Hace un par de semanas mi editor me pidió que le enviara una serie de fotos en pose autor para ilustrar la solapa de mi nuevo libro —que saldrá en papel y en formato electrónico, si los plazos respetan su curso, a finales de enero—. Mi cara es la que es, ahí no caben milagros, pero dándole vueltas al paisaje de fondo pensé que no cabría marco más perfecto que el del parque Isabel Clara Eugenia, el cual, dicho sea de paso, ahora se encuentra muy cerca de mi nueva casa. Y digo que es perfecto porque define en bruto el concepto de belleza casual que pretendo darle al libro —selección de relatos imprevisibles e improvisados a bordo de mi taxi—.

Para el que aún no lo conozca, el parque Clara Eugenia, antiguo palacio de Buenavista, ahora es un nicho de skaters, paseantes con o sin perro y conferenciantes al uso, y desprende esa mezcla exacta entre la erosión natural de la belleza clásica y las nuevas formas de expresión urbana que tan bien se amolda a estos tiempos confusos de choque generacional, de chavales absorbidos por sus teléfonos móviles y abuelillos que aún acuden a la compra con su lista escrita a lápiz en papel de estraza.

Columnas románticas y graffitis conviven en perfecta armonía silenciosa sólo viciada por el ruido del crujir de pisadas sobre las hojas de otoño: es un viaje al pasado calmo sin olvidar los gritos sordos del presente canalla.

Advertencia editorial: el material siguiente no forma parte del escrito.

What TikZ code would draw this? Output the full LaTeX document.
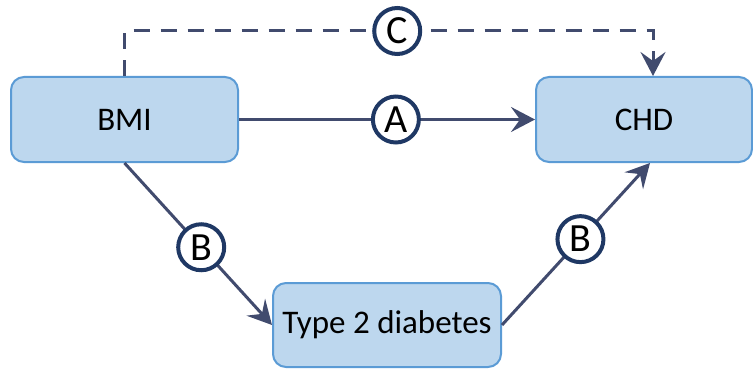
\documentclass[tikz,border=0pt]{standalone}
\usepackage{fontspec}
\setmainfont{Carlito}
\usetikzlibrary{arrows.meta}
\definecolor{boxfill}{HTML}{BDD7EE}
\definecolor{boxline}{HTML}{5B9BD5}
\definecolor{linkcol}{HTML}{414B6E}
\definecolor{ringcol}{HTML}{1F3864}

\begin{document}
\begin{tikzpicture}[x=0.5pt,y=-0.5pt,
        box/.style={rectangle,rounded corners=6.5pt,draw=boxline,fill=boxfill,line width=1pt,
                    minimum height=42.5pt,inner sep=0pt,font=\fontsize{16.5}{20}\selectfont},
        link/.style={draw=linkcol,line width=1.5pt,-{Stealth[length=12pt,width=12.5pt,inset=4.5pt]}},
        dashlink/.style={link,dash pattern=on 8pt off 5.5pt},
        ring/.style={circle,solid,draw=ringcol,line width=2pt,fill=white,text=black,
                     minimum size=23pt,inner sep=0pt,font=\fontsize{20}{22}\selectfont}]
        \useasboundingbox (0,0) rectangle (753,369);
        % boxes
        \node[box,minimum width=113.5pt] (bmi) at (124.5,119.5) {BMI};
        \node[box,minimum width=108pt] (chd) at (644,119.5) {CHD};
        \node[box,minimum width=114pt,minimum height=42pt] (t2d) at (387,325) {Type 2 diabetes};
        % paths
        \coordinate (lt) at (124.5,31);
        \coordinate (rt) at (653,31);
        \draw[dashlink] (bmi.north) -- (lt) -- node[ring,pos=0.516] (ringC) {C} (rt) -- (rt |- chd.north);
        \draw[link] (bmi) -- node[ring,pos=0.53] (ringA) {A} (chd);
        \draw[link] (bmi.south) -- node[ring,pos=0.52] (ringB1) {B} (t2d.west);
        \draw[link] (t2d.east) -- node[ring,pos=0.53] (ringB2) {B} ([xshift=3pt]chd.south);
\end{tikzpicture}
\end{document}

Así que allí acudí, con mi fotógrafa de cabecera y a la sazón mi esposa, que es la única capaz de retratar mi lado bueno, o al menos eso dice ella.

Me echó un buen puñado de fotos con graffitis y árboles impávidos de fondo mientras los paseantes ignoraban mis poses y los perros me miraban con ojos raros, como pensando: “Están locos estos humanos”. Y tal vez los perros tuvieran razón y no sus amos, ajenos a la belleza intrínseca del parque, pendientes sólo de recoger las heces, cuando tocara, de sus fieles amigos. Caminaban con su música personal e intransferible, sus cascos embutidos en sendas orejas y aislados, por tanto, del bello crujir de las hojas, observando nada más que el movimiento de sus perros. Ajenos, como digo, a los detalles del parque, que son muchos. Inabarcables matices, me atrevería a decir. Tal vez, en fin, sólo me entiendan los perros.